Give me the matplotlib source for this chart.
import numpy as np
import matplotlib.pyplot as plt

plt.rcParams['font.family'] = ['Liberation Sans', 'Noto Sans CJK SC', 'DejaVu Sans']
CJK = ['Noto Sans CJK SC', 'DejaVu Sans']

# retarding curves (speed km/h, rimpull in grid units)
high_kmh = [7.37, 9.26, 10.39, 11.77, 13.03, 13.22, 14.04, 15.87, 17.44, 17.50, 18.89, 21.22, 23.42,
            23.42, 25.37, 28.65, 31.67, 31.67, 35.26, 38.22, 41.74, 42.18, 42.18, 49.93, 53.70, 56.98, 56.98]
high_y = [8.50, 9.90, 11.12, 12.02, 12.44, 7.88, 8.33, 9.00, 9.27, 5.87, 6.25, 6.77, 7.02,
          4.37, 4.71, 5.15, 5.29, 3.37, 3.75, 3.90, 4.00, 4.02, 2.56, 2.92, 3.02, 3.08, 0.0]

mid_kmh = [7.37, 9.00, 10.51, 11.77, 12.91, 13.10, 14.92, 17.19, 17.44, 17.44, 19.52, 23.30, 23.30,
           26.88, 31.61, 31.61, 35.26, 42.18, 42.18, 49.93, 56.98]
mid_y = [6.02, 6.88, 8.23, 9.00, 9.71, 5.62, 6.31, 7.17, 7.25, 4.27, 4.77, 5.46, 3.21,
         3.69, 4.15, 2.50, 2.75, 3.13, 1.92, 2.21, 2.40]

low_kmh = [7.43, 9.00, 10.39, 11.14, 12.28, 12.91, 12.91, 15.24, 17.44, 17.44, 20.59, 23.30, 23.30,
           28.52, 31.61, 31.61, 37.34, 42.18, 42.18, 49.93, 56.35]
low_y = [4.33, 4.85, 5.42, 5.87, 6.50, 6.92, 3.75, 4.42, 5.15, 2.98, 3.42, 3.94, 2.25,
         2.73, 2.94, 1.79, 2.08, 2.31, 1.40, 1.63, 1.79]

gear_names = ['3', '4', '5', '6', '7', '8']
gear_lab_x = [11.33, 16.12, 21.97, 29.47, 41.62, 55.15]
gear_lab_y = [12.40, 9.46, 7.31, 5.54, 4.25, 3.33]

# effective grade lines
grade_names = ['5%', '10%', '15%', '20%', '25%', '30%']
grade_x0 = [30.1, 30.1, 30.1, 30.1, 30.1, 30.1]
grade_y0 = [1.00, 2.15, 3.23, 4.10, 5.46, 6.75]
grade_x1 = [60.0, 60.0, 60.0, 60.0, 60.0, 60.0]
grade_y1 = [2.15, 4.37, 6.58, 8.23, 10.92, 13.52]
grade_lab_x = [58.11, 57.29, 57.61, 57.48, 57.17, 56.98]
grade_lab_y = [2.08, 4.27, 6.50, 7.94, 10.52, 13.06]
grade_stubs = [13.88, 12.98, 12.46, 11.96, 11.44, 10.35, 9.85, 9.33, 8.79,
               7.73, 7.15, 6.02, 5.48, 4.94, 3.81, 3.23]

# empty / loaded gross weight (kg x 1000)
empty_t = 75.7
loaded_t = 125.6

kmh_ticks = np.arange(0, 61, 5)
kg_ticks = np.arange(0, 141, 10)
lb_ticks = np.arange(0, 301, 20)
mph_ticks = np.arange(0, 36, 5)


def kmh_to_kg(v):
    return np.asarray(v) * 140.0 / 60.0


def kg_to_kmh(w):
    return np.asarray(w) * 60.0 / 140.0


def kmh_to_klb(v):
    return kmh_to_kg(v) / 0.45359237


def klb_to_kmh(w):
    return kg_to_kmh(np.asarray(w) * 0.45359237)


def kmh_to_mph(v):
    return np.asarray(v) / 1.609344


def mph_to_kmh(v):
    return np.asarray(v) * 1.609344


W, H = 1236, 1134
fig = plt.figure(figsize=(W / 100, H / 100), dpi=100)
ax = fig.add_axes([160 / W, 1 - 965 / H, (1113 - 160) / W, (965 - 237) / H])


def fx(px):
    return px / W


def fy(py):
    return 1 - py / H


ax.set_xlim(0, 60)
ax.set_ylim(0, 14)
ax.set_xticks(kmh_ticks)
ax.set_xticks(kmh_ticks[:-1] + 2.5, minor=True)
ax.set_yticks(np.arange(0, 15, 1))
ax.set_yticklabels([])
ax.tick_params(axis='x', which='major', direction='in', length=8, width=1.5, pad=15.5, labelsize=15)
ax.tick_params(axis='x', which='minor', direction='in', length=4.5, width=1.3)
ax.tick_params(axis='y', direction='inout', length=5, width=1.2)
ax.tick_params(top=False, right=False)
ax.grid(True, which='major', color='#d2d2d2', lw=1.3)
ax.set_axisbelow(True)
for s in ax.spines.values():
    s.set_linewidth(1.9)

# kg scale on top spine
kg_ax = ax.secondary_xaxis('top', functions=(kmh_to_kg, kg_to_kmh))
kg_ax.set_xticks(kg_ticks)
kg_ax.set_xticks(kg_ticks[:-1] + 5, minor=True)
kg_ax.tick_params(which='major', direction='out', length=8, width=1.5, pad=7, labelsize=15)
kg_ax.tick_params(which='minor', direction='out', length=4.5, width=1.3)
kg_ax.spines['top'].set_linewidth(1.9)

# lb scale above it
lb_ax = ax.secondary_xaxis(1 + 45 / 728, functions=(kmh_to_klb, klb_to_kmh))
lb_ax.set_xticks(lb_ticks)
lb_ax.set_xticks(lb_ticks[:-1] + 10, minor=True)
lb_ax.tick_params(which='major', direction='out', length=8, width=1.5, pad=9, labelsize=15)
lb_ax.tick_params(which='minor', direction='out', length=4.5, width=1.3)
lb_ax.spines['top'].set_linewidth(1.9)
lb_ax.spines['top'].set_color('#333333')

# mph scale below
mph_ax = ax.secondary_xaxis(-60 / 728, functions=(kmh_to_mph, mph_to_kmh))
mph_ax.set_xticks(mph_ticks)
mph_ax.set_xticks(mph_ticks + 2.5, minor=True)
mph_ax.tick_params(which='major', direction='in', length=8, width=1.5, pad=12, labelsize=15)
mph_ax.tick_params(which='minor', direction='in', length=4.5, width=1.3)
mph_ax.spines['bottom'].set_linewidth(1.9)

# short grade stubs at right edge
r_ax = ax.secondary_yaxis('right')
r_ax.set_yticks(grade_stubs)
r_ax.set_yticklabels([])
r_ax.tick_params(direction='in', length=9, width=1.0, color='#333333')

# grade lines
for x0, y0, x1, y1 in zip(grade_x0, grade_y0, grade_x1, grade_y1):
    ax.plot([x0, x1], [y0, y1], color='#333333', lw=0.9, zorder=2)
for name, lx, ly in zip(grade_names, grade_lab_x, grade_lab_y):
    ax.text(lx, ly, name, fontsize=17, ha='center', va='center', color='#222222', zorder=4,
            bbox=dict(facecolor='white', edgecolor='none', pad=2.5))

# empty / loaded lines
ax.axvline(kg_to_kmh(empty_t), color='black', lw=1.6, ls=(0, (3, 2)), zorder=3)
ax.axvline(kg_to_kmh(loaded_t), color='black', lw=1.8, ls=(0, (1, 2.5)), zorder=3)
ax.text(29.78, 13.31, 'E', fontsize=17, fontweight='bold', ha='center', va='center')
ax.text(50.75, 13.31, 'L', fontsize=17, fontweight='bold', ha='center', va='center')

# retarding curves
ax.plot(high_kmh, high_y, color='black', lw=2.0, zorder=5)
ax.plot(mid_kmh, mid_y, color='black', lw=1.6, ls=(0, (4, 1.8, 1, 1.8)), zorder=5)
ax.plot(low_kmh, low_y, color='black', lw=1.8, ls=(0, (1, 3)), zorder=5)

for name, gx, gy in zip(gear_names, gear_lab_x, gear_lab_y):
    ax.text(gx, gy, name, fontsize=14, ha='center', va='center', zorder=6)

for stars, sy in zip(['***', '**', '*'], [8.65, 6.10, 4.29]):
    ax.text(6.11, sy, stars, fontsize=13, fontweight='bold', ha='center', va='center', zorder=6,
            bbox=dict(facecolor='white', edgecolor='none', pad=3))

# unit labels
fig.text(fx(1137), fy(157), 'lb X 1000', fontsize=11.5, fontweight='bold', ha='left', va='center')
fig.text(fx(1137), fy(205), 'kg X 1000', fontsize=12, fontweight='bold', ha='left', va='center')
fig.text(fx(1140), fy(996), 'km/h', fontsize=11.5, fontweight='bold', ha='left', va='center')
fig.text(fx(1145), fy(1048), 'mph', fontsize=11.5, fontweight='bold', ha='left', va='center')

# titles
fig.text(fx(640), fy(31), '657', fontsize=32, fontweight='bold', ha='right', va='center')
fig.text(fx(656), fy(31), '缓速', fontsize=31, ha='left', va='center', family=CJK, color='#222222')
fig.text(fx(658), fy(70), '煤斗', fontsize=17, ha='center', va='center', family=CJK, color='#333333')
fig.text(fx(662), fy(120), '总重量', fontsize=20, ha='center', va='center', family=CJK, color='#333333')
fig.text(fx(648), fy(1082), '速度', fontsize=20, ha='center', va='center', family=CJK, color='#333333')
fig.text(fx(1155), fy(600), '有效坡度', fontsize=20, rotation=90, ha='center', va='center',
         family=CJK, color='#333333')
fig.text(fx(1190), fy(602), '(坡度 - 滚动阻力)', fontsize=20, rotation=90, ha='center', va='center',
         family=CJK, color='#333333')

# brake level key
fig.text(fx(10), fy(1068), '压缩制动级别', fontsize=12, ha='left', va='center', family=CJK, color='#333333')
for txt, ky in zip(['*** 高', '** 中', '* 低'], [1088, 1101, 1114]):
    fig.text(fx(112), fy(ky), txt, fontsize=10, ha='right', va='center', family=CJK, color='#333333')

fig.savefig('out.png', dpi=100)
++++++
#### [WHAT YOU SHOULD DO]
Reprint the data above from the opening line to the line holding "3.02, 3.08, 0.0]", inclusive, and nothing else.

#### [SOLUTION FOR THIS TASK]
Give me the matplotlib source for this chart.
import numpy as np
import matplotlib.pyplot as plt

plt.rcParams['font.family'] = ['Liberation Sans', 'Noto Sans CJK SC', 'DejaVu Sans']
CJK = ['Noto Sans CJK SC', 'DejaVu Sans']

# retarding curves (speed km/h, rimpull in grid units)
high_kmh = [7.37, 9.26, 10.39, 11.77, 13.03, 13.22, 14.04, 15.87, 17.44, 17.50, 18.89, 21.22, 23.42,
            23.42, 25.37, 28.65, 31.67, 31.67, 35.26, 38.22, 41.74, 42.18, 42.18, 49.93, 53.70, 56.98, 56.98]
high_y = [8.50, 9.90, 11.12, 12.02, 12.44, 7.88, 8.33, 9.00, 9.27, 5.87, 6.25, 6.77, 7.02,
          4.37, 4.71, 5.15, 5.29, 3.37, 3.75, 3.90, 4.00, 4.02, 2.56, 2.92, 3.02, 3.08, 0.0]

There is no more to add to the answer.